The group’s next destination, Harasib, located close to Lake Guinas, is a jagged pit with a water-filled shaft beneath. The team had to lower their equipment more than 320 feet down the pit using winches, while the explorers rappelled down using ropes. Once they reached the water’s surface, the drone stuck close to the walls to safely navigate its descent.
“It would move, and then do this pirouette where it was scanning [the environment] — and then it would stop and think for a second on the next logical place to move," Siegel says.
“Seeing this beautiful, little orange robot doing these pirouettes in the blue water was just remarkable,” she adds.
SUNFISH was able to roam beyond the limitations of previous divers, mapping the shaft’s complete structure for the first time. Using real-time navigation, the drone discovered a sprawling corridor measuring 260 feet wide and roughly 330 feet high. Beyond that, it continued almost another 1,000 feet to the end of the giant chamber — at a depth of more than 800 feet underwater.
Enter the Dragon’s Breath
Finally, the group arrived at Dragon’s Breath. The cave gets its name from the humid air that rises through the shaft’s opening. Deep in the cavern’s belly lies one of the largest underground lakes in the world not formed by a glacier.

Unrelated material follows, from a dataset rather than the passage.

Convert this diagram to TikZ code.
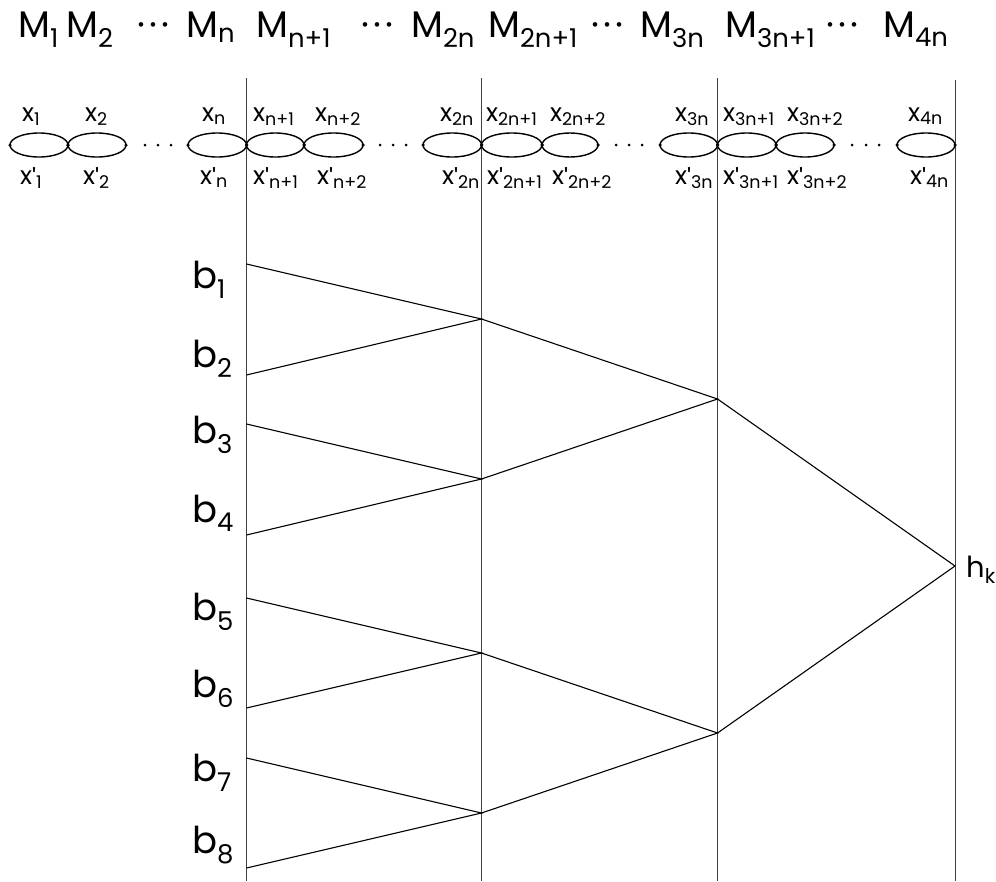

“It’s an incredible place to rappel down,” says Siegel. “And we knew that, similar to Guinas, beneath the lake’s surface, the walls belled out and it opened up.”
During the robot’s initial pass, SUNFISH sketched the lake’s perimeter walls, creating a map that outlined the cross-section of a deep tunnel, measuring 575 feet wide and almost 200 feet tall. After returning to the tunnel, the robot finally reached the cave’s end. It was more than 670 feet below the surface.
When the month-long expedition was over, the team had produced complete, 3D maps of Dragon’s Breath Cave, Lake Guinas and Harasib. Siegel and Stone say that the maps may be used by geologists and resource managers who want to understand the arid landscape’s unique hydrology. Beyond that, they can act as a valuable navigation tool for divers seeking to visit the site.
And SUNFISH's success might even act as a trial run for future interplanetary exploration, like searching for signs of life beneath the ice on Europa, one of the moons orbiting Jupiter.
“This whole project is a window into where we are with this gradual transition towards true autonomy and AI behavior in completely unstructured environments,” says Stone. “We’re talking about vehicles going into places never before seen by humans.
“And that was what SUNFISH just did, for the very first time,” he adds. “It explored a completely unknown place inside this planet beyond where humans had ever been before.”